| Dataset content |
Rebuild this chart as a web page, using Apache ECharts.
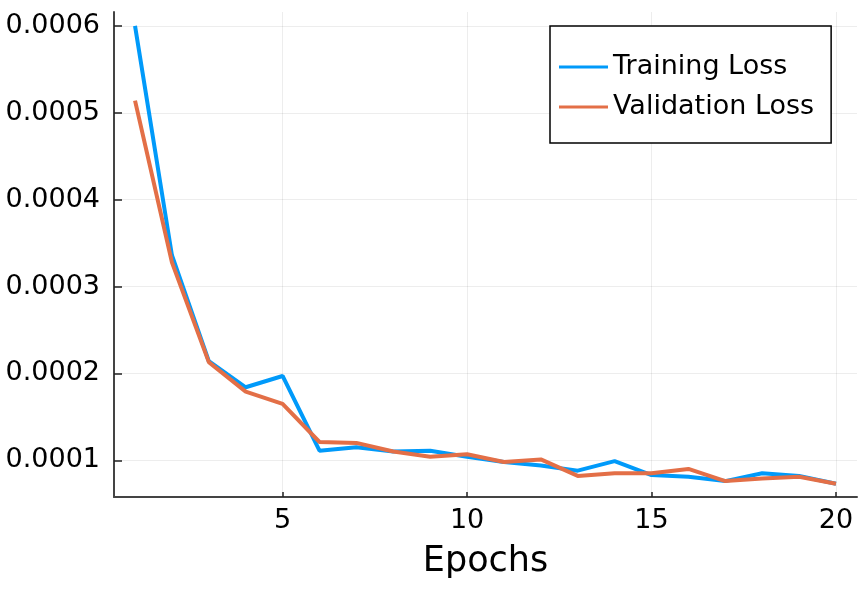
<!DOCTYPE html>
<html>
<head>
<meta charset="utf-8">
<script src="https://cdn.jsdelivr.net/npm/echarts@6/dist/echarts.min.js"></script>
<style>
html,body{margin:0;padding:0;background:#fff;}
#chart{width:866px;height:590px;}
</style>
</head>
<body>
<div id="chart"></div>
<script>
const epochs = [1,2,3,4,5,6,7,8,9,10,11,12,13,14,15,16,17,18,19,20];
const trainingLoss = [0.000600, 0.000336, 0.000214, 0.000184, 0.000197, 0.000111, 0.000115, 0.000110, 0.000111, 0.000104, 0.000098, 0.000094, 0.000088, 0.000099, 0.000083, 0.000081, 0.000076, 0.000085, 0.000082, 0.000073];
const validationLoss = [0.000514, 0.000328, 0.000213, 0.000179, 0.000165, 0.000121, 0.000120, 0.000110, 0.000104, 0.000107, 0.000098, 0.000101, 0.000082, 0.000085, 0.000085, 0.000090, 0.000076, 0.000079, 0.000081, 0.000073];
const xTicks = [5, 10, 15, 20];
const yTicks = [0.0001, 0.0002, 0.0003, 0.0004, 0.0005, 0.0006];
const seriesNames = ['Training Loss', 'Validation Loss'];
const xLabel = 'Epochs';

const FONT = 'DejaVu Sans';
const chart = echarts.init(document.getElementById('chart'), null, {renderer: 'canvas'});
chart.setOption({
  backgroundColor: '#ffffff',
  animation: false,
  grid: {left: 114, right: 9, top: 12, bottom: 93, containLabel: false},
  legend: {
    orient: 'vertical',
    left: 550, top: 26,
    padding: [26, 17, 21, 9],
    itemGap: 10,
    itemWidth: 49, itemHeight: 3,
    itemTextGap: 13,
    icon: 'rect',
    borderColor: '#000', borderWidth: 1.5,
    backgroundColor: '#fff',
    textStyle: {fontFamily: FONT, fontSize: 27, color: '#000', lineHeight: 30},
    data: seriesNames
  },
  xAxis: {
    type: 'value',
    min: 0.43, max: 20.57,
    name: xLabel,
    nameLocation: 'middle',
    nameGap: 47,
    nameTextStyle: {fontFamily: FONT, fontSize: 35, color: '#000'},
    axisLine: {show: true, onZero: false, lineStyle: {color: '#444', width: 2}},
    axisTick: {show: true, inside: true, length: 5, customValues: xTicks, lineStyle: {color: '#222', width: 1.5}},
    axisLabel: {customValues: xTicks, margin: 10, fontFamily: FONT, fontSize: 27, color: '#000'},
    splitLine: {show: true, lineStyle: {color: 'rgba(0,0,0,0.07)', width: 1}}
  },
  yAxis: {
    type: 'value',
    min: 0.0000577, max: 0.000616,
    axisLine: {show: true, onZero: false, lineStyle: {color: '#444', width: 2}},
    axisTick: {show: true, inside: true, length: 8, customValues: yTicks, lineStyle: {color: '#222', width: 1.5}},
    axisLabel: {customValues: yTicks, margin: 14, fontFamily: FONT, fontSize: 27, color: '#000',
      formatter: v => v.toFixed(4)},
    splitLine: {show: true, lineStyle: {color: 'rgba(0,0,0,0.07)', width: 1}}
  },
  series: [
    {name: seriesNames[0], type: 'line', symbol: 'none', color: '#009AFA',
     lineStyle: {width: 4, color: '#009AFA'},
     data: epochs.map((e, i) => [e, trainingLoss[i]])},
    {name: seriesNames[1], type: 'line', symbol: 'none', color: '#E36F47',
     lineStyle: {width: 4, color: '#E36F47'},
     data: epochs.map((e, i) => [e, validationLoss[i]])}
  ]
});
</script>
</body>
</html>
...
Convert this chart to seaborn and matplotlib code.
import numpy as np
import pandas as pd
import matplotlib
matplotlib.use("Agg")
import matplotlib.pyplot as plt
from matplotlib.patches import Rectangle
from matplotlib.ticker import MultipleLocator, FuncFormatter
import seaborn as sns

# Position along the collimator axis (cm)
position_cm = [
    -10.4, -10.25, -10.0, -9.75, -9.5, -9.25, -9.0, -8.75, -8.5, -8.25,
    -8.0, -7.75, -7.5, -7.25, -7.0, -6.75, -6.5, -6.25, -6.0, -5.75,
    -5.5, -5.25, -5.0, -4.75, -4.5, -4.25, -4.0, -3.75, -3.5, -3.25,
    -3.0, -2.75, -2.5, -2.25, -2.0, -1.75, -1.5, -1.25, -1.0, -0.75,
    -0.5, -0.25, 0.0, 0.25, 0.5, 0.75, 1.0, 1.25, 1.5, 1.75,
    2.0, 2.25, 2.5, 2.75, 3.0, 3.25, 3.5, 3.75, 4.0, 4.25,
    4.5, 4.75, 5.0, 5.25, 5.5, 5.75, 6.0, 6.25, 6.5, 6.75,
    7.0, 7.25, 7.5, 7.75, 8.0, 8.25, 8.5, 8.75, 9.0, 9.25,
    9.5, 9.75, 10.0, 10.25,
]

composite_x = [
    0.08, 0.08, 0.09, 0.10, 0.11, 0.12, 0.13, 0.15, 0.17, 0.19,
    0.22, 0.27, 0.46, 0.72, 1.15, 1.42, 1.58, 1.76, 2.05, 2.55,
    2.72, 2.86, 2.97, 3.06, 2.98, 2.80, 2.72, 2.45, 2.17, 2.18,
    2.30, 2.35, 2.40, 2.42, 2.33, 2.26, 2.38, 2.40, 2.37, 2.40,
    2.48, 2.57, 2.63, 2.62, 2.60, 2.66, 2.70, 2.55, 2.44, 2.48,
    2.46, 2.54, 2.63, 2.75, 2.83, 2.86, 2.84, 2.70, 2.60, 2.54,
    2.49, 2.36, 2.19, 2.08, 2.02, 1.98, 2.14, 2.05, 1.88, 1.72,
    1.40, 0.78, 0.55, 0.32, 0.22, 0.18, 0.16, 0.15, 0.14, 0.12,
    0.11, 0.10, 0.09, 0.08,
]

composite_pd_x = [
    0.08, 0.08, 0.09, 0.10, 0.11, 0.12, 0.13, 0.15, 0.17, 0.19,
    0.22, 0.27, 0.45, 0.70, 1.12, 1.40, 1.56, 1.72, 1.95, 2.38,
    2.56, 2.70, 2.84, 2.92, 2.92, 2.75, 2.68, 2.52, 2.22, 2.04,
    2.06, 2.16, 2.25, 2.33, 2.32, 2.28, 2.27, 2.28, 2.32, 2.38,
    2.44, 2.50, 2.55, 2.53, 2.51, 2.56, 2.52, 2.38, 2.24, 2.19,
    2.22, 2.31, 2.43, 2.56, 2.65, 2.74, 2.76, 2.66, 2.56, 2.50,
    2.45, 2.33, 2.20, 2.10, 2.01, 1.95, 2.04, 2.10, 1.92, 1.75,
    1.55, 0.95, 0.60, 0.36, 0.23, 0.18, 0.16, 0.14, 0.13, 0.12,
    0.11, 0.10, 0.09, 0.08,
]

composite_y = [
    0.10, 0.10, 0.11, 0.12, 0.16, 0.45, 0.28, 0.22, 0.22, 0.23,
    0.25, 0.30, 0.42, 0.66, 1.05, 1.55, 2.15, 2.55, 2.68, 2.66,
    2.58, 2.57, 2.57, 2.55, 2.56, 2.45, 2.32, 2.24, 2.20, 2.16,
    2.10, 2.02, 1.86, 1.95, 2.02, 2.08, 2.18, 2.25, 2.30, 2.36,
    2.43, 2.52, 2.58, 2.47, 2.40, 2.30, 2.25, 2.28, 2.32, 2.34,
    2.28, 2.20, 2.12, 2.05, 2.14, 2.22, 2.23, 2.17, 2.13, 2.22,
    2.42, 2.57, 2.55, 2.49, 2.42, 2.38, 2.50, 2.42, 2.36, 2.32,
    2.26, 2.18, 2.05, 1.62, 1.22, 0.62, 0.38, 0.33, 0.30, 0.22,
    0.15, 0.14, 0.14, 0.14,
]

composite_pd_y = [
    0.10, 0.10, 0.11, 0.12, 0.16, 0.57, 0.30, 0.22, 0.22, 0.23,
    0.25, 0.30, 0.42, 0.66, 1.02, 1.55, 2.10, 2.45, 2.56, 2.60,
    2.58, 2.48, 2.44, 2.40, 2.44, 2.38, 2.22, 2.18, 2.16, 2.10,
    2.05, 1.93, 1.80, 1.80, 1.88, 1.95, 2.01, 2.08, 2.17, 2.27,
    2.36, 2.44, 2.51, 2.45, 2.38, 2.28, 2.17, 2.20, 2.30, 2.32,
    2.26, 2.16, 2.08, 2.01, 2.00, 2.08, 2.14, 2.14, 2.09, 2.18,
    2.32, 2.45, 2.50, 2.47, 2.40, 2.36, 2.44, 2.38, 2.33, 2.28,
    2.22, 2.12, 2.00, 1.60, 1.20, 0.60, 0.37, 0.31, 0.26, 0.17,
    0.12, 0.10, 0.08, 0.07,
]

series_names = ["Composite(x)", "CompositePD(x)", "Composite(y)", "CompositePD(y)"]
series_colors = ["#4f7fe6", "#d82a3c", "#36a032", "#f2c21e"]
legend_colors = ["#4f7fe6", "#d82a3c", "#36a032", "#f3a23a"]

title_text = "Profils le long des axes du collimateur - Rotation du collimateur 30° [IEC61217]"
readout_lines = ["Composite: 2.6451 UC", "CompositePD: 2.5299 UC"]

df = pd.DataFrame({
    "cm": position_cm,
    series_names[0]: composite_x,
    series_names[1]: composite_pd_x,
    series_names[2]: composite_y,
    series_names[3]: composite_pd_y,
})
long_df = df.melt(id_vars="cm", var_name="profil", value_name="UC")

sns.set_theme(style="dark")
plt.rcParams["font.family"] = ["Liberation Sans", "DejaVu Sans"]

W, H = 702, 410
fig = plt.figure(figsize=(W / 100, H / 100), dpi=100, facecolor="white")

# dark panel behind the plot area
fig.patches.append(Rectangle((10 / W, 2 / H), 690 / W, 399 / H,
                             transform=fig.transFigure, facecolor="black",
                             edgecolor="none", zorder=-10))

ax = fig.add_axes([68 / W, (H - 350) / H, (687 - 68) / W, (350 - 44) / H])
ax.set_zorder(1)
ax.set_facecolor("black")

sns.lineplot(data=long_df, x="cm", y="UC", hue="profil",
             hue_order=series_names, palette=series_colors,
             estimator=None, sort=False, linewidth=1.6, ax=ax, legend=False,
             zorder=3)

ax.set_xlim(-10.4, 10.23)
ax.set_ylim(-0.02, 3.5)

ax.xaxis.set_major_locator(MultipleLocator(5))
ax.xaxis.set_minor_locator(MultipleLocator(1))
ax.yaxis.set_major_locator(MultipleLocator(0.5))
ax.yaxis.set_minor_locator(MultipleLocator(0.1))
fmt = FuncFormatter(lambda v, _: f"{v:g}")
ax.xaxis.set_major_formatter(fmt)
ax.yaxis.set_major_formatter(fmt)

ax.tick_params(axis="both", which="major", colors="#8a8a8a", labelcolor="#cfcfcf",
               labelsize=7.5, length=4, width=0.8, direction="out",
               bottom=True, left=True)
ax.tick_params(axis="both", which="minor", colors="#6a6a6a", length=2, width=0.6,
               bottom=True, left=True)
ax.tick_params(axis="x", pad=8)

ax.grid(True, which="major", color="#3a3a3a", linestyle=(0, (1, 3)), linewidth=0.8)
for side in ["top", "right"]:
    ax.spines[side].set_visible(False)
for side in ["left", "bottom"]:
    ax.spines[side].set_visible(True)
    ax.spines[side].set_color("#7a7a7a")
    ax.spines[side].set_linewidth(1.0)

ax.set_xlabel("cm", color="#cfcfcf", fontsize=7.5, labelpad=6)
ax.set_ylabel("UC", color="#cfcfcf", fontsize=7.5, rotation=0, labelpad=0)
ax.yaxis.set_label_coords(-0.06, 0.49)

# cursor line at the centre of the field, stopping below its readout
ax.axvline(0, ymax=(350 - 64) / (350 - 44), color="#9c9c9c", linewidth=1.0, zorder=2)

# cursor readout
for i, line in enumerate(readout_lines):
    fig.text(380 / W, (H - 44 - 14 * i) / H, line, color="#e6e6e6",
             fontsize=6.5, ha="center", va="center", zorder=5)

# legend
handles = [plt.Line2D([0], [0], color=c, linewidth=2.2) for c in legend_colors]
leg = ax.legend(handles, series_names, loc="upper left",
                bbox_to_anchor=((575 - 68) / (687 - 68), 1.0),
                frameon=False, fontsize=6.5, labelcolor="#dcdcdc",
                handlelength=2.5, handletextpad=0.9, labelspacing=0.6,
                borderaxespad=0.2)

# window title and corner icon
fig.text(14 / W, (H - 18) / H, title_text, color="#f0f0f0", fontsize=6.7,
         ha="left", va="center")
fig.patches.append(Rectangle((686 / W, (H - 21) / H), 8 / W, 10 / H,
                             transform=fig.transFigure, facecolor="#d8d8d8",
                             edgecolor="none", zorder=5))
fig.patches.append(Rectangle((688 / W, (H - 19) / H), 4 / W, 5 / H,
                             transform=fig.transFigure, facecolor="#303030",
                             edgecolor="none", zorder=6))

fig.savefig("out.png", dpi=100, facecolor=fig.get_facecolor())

| Work to complete |
Your task is to retype exactly the lines from the one containing "Rebuild this chart" through the one containing "const xLabel = 'Epochs';", leaving every picture out.

| Exercise answer |
Rebuild this chart as a web page, using Apache ECharts.
<!DOCTYPE html>
<html>
<head>
<meta charset="utf-8">
<script src="https://cdn.jsdelivr.net/npm/echarts@6/dist/echarts.min.js"></script>
<style>
html,body{margin:0;padding:0;background:#fff;}
#chart{width:866px;height:590px;}
</style>
</head>
<body>
<div id="chart"></div>
<script>
const epochs = [1,2,3,4,5,6,7,8,9,10,11,12,13,14,15,16,17,18,19,20];
const trainingLoss = [0.000600, 0.000336, 0.000214, 0.000184, 0.000197, 0.000111, 0.000115, 0.000110, 0.000111, 0.000104, 0.000098, 0.000094, 0.000088, 0.000099, 0.000083, 0.000081, 0.000076, 0.000085, 0.000082, 0.000073];
const validationLoss = [0.000514, 0.000328, 0.000213, 0.000179, 0.000165, 0.000121, 0.000120, 0.000110, 0.000104, 0.000107, 0.000098, 0.000101, 0.000082, 0.000085, 0.000085, 0.000090, 0.000076, 0.000079, 0.000081, 0.000073];
const xTicks = [5, 10, 15, 20];
const yTicks = [0.0001, 0.0002, 0.0003, 0.0004, 0.0005, 0.0006];
const seriesNames = ['Training Loss', 'Validation Loss'];
const xLabel = 'Epochs';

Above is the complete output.